As part of the network theme of the conference, the exhibit hall will feature a node connecting to the National Transparent Optical Network (NTON), a four-wavelength, 10-Gbit/s optically switched network developed by the NTON consortium. When completed in two years, the NTON, which is funded by the Advanced Research Projects Agency, will encircle San Francisco Bay, CA, serving as combination technology testbed and optical-network performance showcase. Component and systems-level NTON demonstrations at OFC will include optical switching with acousto-optical tunable filters, remote control and data access, transceiver arrays, and management algorithms for complex, scalable optical networks.

Jim Barksdale of Internet-browser-software-provider Netscape Communications Corp. will address the plenary session. Paul Green says the presentation will present the demand side of the telecommunications industry. The surge in Internet users represents a huge growth in the load on the country's telephone systems, says Green. "These applications are producing a precipitous growth in the demand for bandwidth. Now there's a very real challenge here to exploit the bandwidth of the fiber to meet the explosion in growth." He suggests that this aspect is changing the direction of fiberoptic research. "The raison d'être of researchers presenting at OFC is not just putting fiber into the ground, it's getting the bandwidth out of the fiber that's out there."

Multiplexing splits into several sessions

Four-wave mixing in a semiconductor-laser amplifier can offer polarization-independent, all-optical demultiplexing. Such capabilities will be fundamental to the terabit-rate, all-optical networks of the future. By four-wave mixing the TE and TM modes of a semiconductor-laser amplifier, Toshio Morioka and coworkers at NTT Optical Network Systems (Yokosuka, Japan) have demonstrated demultiplexing at data rates as high as 200 Gbit/s (paper #WH1, see figure).

Fiber-Bragg-grating devices can play a critical role in sensor, telecommunications, and filtering applications. Bragg gratings have been incorporated into Mach-Zehnder interferometers that allow wavelengths to be dropped or added to a communications channel. According to Alan Kersey of the Naval Research Laboratory (Washington, DC), chair of the session on fiber-Bragg-grating devices (#WF), such devices are essentially in-line components that allow the network to selectively drop off one signal without disturbing others, so that the nonredirected signals pass through with very little loss.

Researchers at Mitsubishi Electric Corp. (Osaka, Japan) have used the Mach-Zehnder configuration with a photoinduced Bragg grating to perform add/drop multiplexing in a six-channel, 10-Gbit/s WDM system (paper #WF2). By incorporating chirped Bragg gratings, scientists at the Communications Research Center have applied the approach to multiple-wavelength or broadband communications (paper #WF5).

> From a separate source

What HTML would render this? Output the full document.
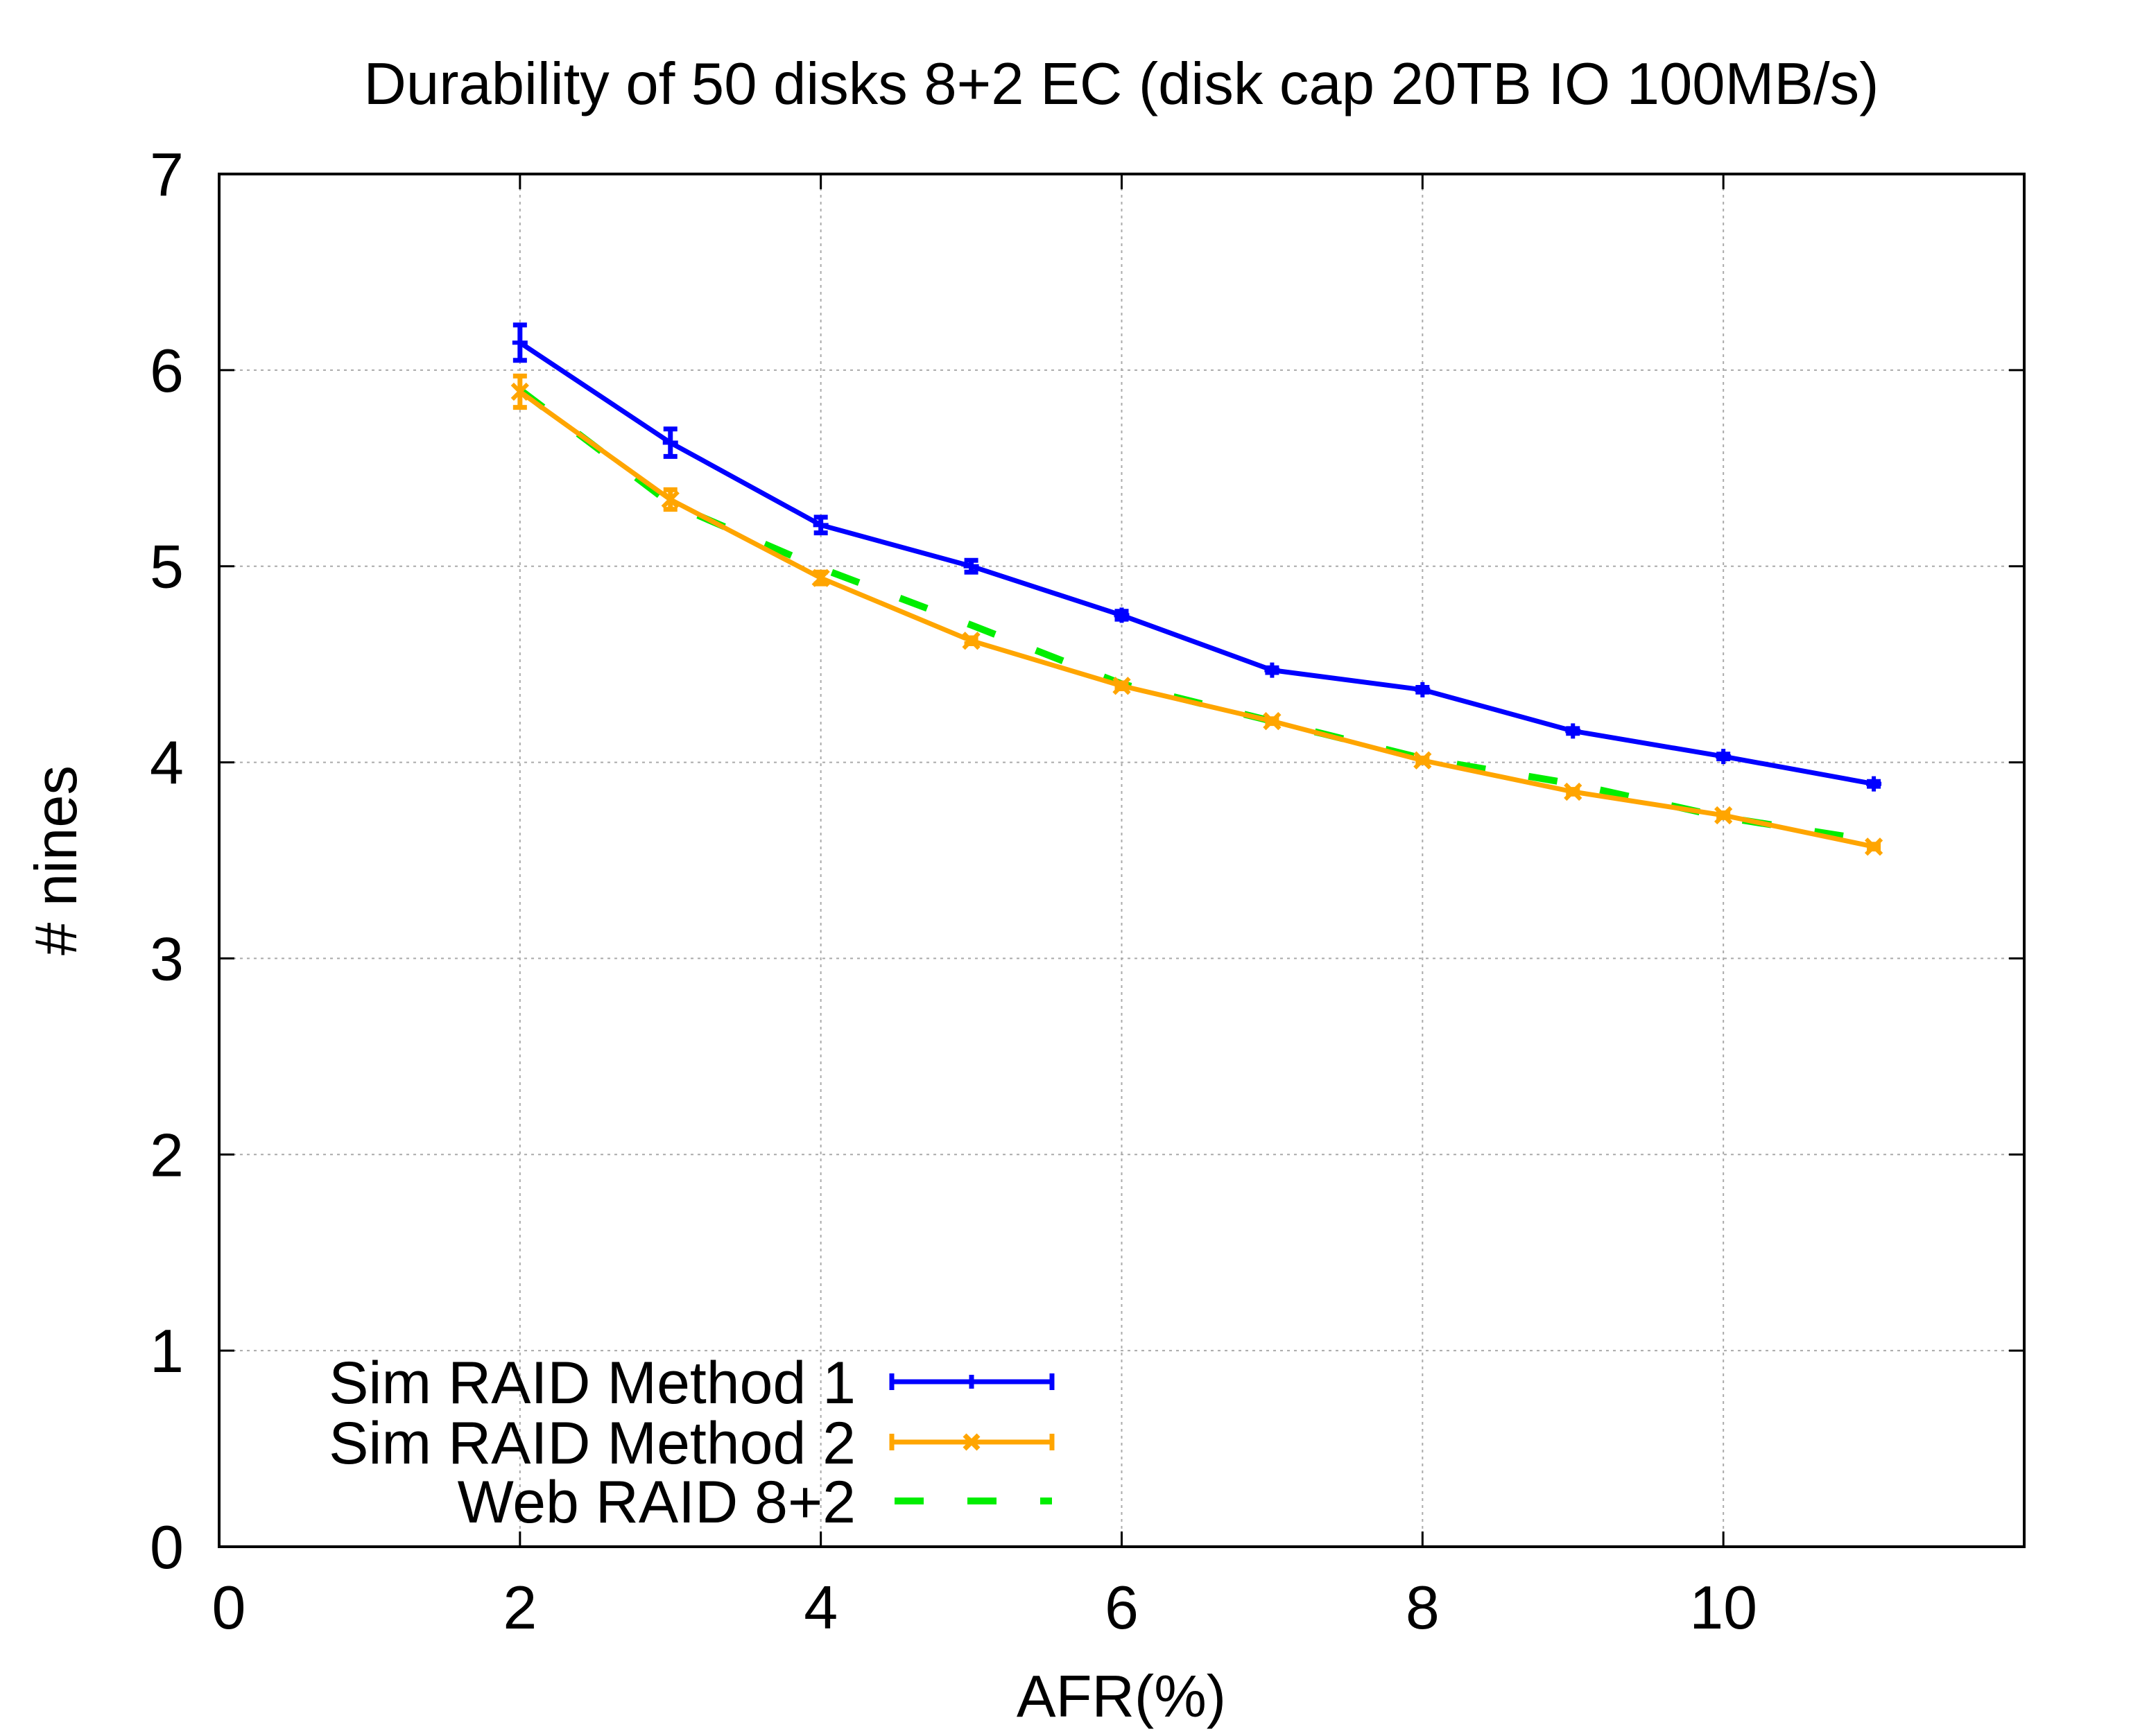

Add/drop multiplexing in WDM systems can also be accomplished with off-the-shelf components, as demonstrated by researchers at Alcatel CIT (Vélizy, France), who built a four-channel, 10-Gbit/s WDM self-healing ring network with commercially available components (paper #ThD3). Group member Philippe Perrier reports that the dynamically reconfigurable optical add/drop architecture operated successfully over a 270-km network; power loss after 12 signal regenerations and 1080 km of travel was less than 0.3 dB, with a bit-error rate of 10^-10.

Network-level technical advances

Bragg gratings act as dispersion-compensation elements in tests performed by scientists at the University of Southampton (Southampton, England) with collaborators at the University of East London (London, England) and BT Laboratories (Ipswich, England). Using a 10-cm-long, chirped, apodized fiber Bragg grating, the group achieved dispersion compensation at 10 Gbit/s over up to 400 km of nondispersion-shifted fiber. Group member R. I. Laming will discuss the experiments and results in paper #ThA5.

Bragg gratings can also be used to flatten the gain of erbium-doped fiber amplifiers (EDFAs), an important operation in telecommunications as gain in these devices is nonuniform as a function of wavelength. Acousto-optic tunable filters, however, are an alternate approach to EDFA gain equalization, as researcher S. H. Huang of the University of Southern California (Los Angeles, CA) will report (paper #WM6). Offering independent control of multiple passbands, these filters can be set in an active feedback loop to provide dynamic equalization of amplifier gain.

By depolarizing the optical carrier in a test network via scrambling the polarization state of the launched optical signal, scientists at AT&T Bell Laboratories (Holmdel, NJ) have demonstrated

100-Gbit/s data transmission over transoceanic distances. Twenty WDM channels operating at 5 Gbit/s successfully carried data across 6300 km of optical fiber. AT&T researcher Neal Bergano will describe this system, including the use of superimposed phase modulation to improve data quality (paper #TuN).